- Required work -
Without including any pictures, write out the listing below exactly.

- Records -
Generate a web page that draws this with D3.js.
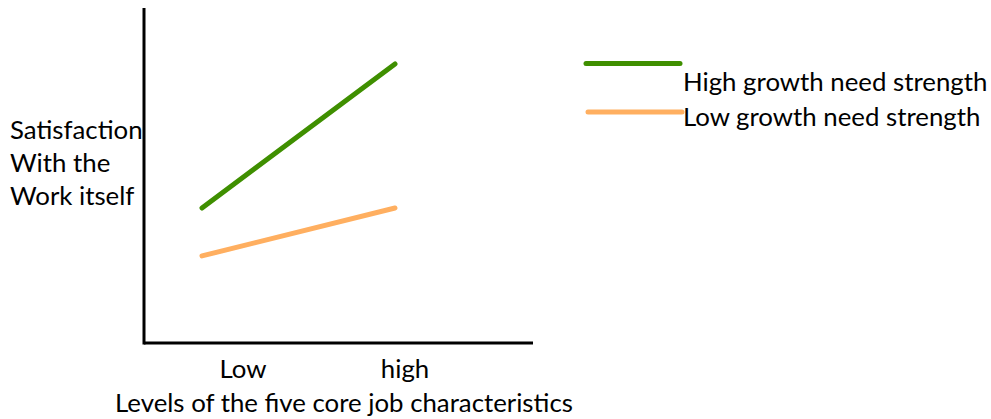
<!DOCTYPE html>
<html><head><meta charset="utf-8">
<script src="https://cdn.jsdelivr.net/npm/d3@7"></script>
<style>html,body{margin:0;padding:0;background:#fff;}svg{display:block;}text{font-family:Lato,"Open Sans",sans-serif;fill:#000;}</style>
</head><body>
<script>
const categories = ["Low", "high"];
const highGNS = [40.3, 83.3];
const lowGNS = [26, 40.3];
const seriesNames = ["High growth need strength", "Low growth need strength"];
const seriesColors = ["#3f8f00", "#ffaf60"];
const yLabelLines = ["Satisfaction", "With the", "Work itself"];
const xTitle = "Levels of the five core job characteristics";

const W = 991, H = 419;
const svg = d3.select("body").append("svg").attr("width", W).attr("height", H);
const fs = 25.8;

const y = d3.scaleLinear().domain([0, 100]).range([343, 8]);
const x = d3.scalePoint().domain(categories).range([202, 395]);
const xLab = d3.scalePoint().domain(categories).range([243, 405]);

// axes
svg.append("line").attr("x1", 144).attr("x2", 144).attr("y1", y(100)).attr("y2", y(0) + 1.5)
  .attr("stroke", "#000").attr("stroke-width", 3);
svg.append("line").attr("x1", 144).attr("x2", 533).attr("y1", y(0)).attr("y2", y(0))
  .attr("stroke", "#000").attr("stroke-width", 3);

const line = d3.line().x((d, i) => x(categories[i])).y(d => y(d));
[highGNS, lowGNS].forEach((s, k) => {
  svg.append("path").attr("d", line(s)).attr("fill", "none")
    .attr("stroke", seriesColors[k]).attr("stroke-width", 5).attr("stroke-linecap", "round");
});

// tick labels
svg.selectAll(".tl").data(categories).enter().append("text")
  .attr("x", d => xLab(d)).attr("y", 378).attr("text-anchor", "middle")
  .attr("font-size", fs).text(d => d);

svg.append("text").attr("x", 344).attr("y", 412).attr("text-anchor", "middle")
  .attr("font-size", fs).text(xTitle);

svg.selectAll(".yl").data(yLabelLines).enter().append("text")
  .attr("x", 10).attr("y", (d, i) => 139 + i * 33).attr("font-size", fs).text(d => d);

// legend
const legY = [63.5, 112];
const legTextY = [91, 126];
seriesNames.forEach((n, k) => {
  svg.append("line").attr("x1", 586 + k * 2).attr("x2", 680 + k * 2).attr("y1", legY[k]).attr("y2", legY[k])
    .attr("stroke", seriesColors[k]).attr("stroke-width", 5).attr("stroke-linecap", "round");
  svg.append("text").attr("x", 683).attr("y", legTextY[k]).attr("font-size", fs).text(n);
});
</script>
</body></html>
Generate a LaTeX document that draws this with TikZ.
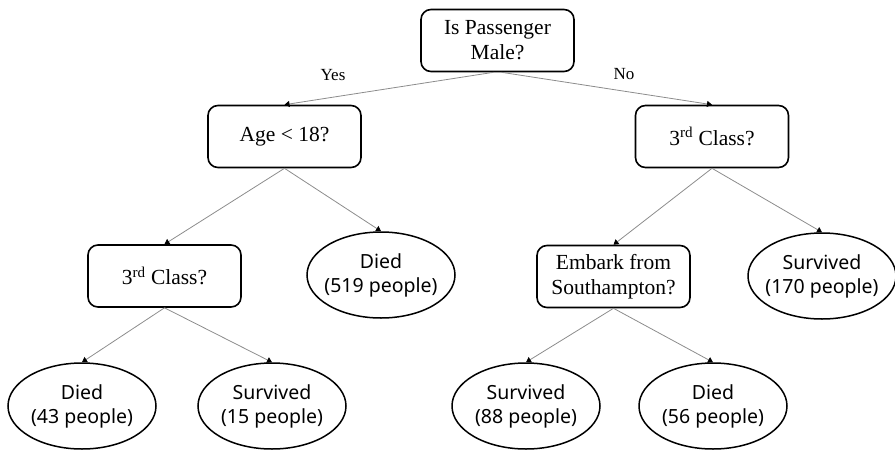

- Finished exercise -
Generate a web page that draws this with D3.js.
<!DOCTYPE html>
<html><head><meta charset="utf-8">
<script src="https://cdn.jsdelivr.net/npm/d3@7"></script>
<style>html,body{margin:0;padding:0;background:#fff;}svg{display:block;}text{font-family:Lato,"Open Sans",sans-serif;fill:#000;}</style>
</head><body>
<script>
const categories = ["Low", "high"];
const highGNS = [40.3, 83.3];
const lowGNS = [26, 40.3];
const seriesNames = ["High growth need strength", "Low growth need strength"];
const seriesColors = ["#3f8f00", "#ffaf60"];
const yLabelLines = ["Satisfaction", "With the", "Work itself"];
const xTitle = "Levels of the five core job characteristics";

const W = 991, H = 419;
const svg = d3.select("body").append("svg").attr("width", W).attr("height", H);
const fs = 25.8;

const y = d3.scaleLinear().domain([0, 100]).range([343, 8]);
const x = d3.scalePoint().domain(categories).range([202, 395]);
const xLab = d3.scalePoint().domain(categories).range([243, 405]);

// axes
svg.append("line").attr("x1", 144).attr("x2", 144).attr("y1", y(100)).attr("y2", y(0) + 1.5)
  .attr("stroke", "#000").attr("stroke-width", 3);
svg.append("line").attr("x1", 144).attr("x2", 533).attr("y1", y(0)).attr("y2", y(0))
  .attr("stroke", "#000").attr("stroke-width", 3);

const line = d3.line().x((d, i) => x(categories[i])).y(d => y(d));
[highGNS, lowGNS].forEach((s, k) => {
  svg.append("path").attr("d", line(s)).attr("fill", "none")
    .attr("stroke", seriesColors[k]).attr("stroke-width", 5).attr("stroke-linecap", "round");
});

// tick labels
svg.selectAll(".tl").data(categories).enter().append("text")
  .attr("x", d => xLab(d)).attr("y", 378).attr("text-anchor", "middle")
  .attr("font-size", fs).text(d => d);

svg.append("text").attr("x", 344).attr("y", 412).attr("text-anchor", "middle")
  .attr("font-size", fs).text(xTitle);

svg.selectAll(".yl").data(yLabelLines).enter().append("text")
  .attr("x", 10).attr("y", (d, i) => 139 + i * 33).attr("font-size", fs).text(d => d);

// legend
const legY = [63.5, 112];
const legTextY = [91, 126];
seriesNames.forEach((n, k) => {
  svg.append("line").attr("x1", 586 + k * 2).attr("x2", 680 + k * 2).attr("y1", legY[k]).attr("y2", legY[k])
    .attr("stroke", seriesColors[k]).attr("stroke-width", 5).attr("stroke-linecap", "round");
  svg.append("text").attr("x", 683).attr("y", legTextY[k]).attr("font-size", fs).text(n);
});
</script>
</body></html>
Generate a LaTeX document that draws this with TikZ.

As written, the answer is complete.